Working data.
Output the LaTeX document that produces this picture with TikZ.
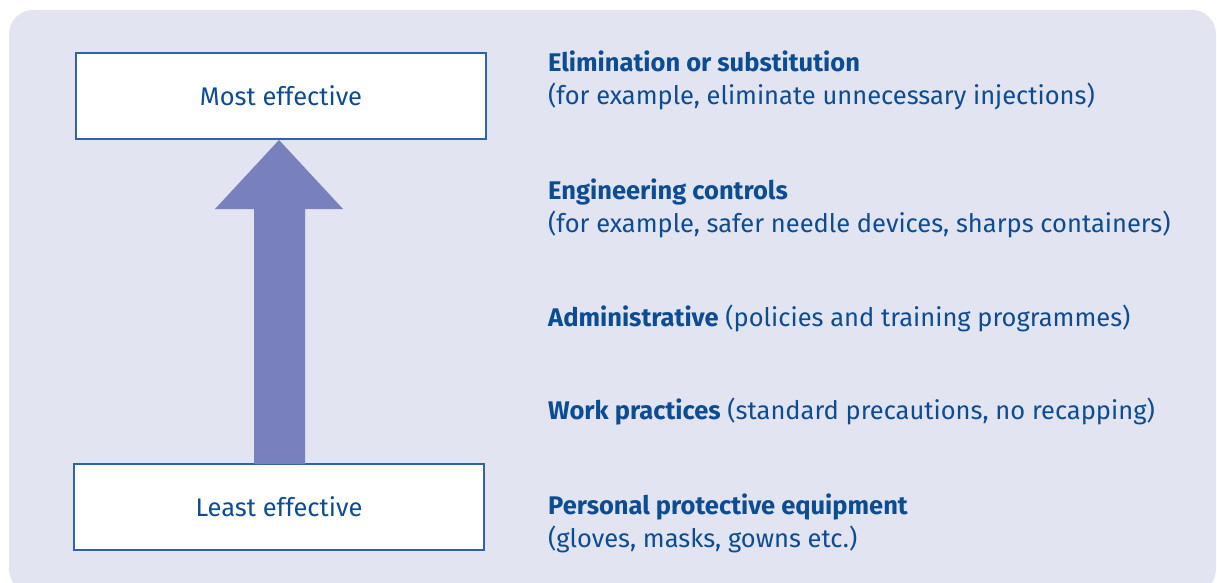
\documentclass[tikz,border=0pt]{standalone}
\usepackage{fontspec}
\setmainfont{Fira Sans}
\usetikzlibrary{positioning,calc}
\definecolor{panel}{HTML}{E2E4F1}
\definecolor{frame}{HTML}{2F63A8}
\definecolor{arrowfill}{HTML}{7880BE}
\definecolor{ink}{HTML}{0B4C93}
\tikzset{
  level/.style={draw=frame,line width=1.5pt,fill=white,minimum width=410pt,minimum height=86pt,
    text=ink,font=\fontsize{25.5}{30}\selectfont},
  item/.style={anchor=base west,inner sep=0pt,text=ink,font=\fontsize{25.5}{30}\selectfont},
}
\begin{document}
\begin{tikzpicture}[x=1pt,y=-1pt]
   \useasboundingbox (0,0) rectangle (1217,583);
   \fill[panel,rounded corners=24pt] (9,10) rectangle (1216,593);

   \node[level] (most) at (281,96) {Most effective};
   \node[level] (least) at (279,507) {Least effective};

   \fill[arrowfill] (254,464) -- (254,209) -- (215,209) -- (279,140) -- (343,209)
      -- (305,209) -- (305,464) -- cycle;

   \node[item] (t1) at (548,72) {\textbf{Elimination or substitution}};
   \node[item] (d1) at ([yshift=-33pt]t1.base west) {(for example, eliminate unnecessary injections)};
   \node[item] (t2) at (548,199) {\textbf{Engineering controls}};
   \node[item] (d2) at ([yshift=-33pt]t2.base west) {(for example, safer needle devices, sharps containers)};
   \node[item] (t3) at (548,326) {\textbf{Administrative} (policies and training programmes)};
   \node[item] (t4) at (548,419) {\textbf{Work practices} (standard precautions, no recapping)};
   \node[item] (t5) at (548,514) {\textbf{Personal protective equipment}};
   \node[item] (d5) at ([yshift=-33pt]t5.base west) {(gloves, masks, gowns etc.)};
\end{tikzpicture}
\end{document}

...

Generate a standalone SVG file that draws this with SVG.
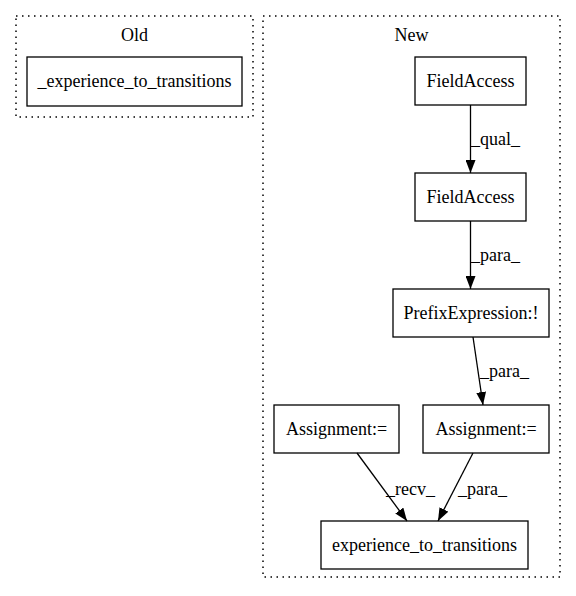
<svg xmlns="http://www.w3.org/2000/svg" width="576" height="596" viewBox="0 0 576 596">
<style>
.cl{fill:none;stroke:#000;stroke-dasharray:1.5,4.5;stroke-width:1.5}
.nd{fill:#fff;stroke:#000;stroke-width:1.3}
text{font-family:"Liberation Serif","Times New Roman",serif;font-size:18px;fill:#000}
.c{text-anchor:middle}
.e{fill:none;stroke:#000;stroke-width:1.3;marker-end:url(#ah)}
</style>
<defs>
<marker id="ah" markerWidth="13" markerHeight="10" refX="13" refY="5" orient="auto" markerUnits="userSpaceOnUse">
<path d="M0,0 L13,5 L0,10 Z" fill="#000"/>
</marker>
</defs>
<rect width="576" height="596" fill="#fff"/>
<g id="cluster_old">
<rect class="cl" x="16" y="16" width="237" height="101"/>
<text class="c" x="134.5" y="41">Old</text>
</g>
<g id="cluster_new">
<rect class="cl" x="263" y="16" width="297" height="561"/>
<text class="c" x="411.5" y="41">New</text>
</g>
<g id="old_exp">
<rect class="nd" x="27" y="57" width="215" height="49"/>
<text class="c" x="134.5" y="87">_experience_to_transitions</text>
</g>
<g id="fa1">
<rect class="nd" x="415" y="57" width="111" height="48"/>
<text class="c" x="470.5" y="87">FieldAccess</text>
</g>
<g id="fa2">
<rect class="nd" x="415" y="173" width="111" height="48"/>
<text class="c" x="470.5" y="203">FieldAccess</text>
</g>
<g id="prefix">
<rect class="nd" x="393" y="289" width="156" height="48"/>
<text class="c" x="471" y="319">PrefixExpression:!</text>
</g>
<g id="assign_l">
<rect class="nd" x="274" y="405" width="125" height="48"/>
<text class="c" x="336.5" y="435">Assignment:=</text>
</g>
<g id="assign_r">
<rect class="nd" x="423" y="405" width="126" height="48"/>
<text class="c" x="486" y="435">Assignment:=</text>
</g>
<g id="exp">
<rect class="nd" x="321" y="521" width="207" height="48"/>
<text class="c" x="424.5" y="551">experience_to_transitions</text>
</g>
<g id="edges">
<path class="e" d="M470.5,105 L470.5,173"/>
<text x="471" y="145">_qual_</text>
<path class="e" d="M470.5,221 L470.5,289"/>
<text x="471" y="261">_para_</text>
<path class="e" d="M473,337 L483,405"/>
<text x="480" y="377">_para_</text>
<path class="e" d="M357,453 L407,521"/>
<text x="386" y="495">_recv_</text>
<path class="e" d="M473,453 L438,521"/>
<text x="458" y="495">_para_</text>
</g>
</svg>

What to produce. Give back the exact lines above, running from the one that has "Output the LaTeX" through the one that has "(9,10) rectangle (1216,593);", with nothing added and no pictures.

Output for this exercise.
Output the LaTeX document that produces this picture with TikZ.
\documentclass[tikz,border=0pt]{standalone}
\usepackage{fontspec}
\setmainfont{Fira Sans}
\usetikzlibrary{positioning,calc}
\definecolor{panel}{HTML}{E2E4F1}
\definecolor{frame}{HTML}{2F63A8}
\definecolor{arrowfill}{HTML}{7880BE}
\definecolor{ink}{HTML}{0B4C93}
\tikzset{
  level/.style={draw=frame,line width=1.5pt,fill=white,minimum width=410pt,minimum height=86pt,
    text=ink,font=\fontsize{25.5}{30}\selectfont},
  item/.style={anchor=base west,inner sep=0pt,text=ink,font=\fontsize{25.5}{30}\selectfont},
}
\begin{document}
\begin{tikzpicture}[x=1pt,y=-1pt]
   \useasboundingbox (0,0) rectangle (1217,583);
   \fill[panel,rounded corners=24pt] (9,10) rectangle (1216,593);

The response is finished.